*Goal*
Give the number of lines that include the word "this", and nothing else.

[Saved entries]
..............................
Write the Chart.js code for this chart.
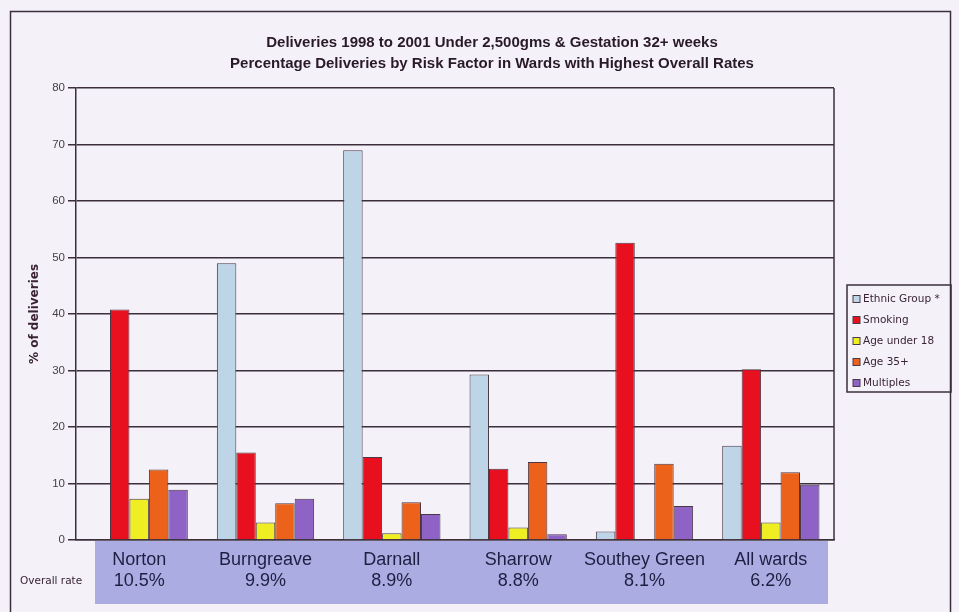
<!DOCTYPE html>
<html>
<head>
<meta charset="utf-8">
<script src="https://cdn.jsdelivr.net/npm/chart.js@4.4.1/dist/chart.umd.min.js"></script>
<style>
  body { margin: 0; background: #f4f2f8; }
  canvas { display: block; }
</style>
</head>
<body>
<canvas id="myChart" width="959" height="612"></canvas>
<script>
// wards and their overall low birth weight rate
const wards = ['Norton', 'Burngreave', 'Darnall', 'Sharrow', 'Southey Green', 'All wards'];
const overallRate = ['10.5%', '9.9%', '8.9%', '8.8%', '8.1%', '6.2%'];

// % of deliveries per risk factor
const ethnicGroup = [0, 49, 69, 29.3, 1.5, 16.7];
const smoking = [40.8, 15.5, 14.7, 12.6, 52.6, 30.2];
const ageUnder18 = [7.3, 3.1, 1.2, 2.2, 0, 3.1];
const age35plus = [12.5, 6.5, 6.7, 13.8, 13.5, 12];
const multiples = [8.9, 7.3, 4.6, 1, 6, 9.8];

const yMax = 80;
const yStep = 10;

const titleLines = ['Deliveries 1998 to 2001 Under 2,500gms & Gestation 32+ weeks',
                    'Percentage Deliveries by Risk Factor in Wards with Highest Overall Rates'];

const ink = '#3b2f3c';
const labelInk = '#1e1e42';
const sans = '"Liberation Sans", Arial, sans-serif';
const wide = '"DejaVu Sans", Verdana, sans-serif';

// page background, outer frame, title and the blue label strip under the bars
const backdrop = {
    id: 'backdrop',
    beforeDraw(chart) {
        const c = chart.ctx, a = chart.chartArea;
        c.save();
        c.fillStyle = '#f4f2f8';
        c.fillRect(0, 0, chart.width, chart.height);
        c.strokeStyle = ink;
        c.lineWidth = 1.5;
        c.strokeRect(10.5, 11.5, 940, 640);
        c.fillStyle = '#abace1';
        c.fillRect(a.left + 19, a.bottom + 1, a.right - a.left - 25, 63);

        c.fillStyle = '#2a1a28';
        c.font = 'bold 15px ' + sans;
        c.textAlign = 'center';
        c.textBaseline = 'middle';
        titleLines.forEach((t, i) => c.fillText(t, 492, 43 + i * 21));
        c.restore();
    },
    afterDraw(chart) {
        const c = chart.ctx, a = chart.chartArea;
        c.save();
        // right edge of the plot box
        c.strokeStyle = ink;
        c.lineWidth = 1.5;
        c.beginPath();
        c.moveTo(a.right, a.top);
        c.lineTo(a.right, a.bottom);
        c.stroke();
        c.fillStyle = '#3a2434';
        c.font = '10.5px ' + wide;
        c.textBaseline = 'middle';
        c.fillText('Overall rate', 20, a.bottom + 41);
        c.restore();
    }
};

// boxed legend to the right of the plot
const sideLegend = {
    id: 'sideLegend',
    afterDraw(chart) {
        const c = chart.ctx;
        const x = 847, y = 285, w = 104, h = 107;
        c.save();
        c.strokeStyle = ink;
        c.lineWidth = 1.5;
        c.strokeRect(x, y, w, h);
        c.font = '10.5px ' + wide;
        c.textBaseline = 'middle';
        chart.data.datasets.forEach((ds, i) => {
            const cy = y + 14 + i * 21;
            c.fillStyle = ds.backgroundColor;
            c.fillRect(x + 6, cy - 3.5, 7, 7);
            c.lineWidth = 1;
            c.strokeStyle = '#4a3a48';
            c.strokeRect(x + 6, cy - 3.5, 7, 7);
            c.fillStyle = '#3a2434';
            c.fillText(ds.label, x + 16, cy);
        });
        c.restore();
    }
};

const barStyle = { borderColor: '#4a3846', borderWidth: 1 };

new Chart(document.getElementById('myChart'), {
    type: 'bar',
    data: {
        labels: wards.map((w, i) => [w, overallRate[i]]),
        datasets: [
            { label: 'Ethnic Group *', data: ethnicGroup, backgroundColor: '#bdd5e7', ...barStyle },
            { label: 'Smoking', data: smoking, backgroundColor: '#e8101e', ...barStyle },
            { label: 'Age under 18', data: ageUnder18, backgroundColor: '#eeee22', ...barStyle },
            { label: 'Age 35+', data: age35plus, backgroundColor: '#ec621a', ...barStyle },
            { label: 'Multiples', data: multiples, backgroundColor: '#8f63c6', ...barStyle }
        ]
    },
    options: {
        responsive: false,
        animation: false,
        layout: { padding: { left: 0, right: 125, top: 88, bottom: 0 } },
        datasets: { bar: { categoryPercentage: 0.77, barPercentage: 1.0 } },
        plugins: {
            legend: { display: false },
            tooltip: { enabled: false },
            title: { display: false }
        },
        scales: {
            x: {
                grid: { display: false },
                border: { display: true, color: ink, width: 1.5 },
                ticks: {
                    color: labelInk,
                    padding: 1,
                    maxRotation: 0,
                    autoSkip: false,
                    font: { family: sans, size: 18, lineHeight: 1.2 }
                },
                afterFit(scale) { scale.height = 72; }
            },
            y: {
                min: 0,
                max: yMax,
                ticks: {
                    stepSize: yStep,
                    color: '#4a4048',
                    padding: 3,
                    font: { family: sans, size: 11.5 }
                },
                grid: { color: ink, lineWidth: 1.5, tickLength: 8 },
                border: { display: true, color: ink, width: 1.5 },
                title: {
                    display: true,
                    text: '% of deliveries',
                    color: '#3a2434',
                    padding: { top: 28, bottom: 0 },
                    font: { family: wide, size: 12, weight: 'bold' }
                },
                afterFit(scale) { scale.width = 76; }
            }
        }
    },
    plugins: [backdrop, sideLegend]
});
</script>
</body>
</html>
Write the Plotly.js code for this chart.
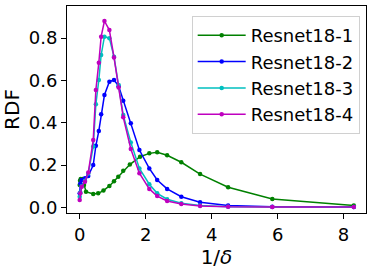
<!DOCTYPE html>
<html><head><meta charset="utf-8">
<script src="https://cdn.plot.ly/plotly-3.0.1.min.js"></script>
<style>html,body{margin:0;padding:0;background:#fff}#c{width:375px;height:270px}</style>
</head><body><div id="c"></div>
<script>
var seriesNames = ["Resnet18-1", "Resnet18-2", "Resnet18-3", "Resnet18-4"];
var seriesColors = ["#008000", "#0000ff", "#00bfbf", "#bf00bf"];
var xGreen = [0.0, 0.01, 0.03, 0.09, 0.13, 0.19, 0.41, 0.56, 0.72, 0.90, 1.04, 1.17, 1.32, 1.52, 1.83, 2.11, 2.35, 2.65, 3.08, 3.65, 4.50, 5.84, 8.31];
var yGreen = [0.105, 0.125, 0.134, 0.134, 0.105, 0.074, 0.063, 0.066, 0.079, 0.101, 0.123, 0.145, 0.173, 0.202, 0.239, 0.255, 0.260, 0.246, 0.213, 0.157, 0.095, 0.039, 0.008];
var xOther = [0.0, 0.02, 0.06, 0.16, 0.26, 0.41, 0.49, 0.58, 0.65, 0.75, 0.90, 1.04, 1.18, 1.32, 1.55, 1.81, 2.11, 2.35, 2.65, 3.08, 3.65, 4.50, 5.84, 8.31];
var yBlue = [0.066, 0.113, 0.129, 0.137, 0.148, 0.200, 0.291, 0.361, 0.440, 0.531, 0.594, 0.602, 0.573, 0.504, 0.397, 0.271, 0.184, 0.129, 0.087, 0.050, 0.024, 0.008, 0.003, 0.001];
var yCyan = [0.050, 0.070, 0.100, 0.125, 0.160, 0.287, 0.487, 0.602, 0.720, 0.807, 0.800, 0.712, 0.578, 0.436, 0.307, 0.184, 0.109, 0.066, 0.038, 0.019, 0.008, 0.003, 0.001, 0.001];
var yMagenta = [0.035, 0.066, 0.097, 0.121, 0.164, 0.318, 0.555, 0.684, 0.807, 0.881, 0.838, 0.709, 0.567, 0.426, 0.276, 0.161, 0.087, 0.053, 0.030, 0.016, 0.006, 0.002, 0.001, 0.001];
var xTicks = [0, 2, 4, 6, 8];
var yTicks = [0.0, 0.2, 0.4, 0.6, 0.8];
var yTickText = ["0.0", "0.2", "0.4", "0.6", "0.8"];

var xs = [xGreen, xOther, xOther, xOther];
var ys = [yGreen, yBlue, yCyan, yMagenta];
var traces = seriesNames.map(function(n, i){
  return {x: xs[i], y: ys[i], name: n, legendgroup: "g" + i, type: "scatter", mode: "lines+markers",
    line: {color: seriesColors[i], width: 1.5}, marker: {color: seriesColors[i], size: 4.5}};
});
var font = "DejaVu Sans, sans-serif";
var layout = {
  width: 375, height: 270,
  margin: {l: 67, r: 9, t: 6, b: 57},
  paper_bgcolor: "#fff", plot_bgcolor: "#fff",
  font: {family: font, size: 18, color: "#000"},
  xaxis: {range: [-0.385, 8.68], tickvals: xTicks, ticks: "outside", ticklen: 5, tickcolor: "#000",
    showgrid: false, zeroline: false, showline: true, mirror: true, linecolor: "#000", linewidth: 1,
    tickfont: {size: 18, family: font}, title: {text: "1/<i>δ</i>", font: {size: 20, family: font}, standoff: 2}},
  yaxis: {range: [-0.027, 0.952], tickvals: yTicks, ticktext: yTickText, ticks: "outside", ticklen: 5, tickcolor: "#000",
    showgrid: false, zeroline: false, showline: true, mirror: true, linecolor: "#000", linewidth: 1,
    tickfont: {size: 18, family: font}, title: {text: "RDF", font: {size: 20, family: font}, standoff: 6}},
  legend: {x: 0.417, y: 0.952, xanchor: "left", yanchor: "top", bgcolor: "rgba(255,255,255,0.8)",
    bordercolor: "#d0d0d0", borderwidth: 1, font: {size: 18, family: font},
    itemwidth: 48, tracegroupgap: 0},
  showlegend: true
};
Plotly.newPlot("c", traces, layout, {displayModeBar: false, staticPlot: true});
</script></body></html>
..............................
*Finished task*
2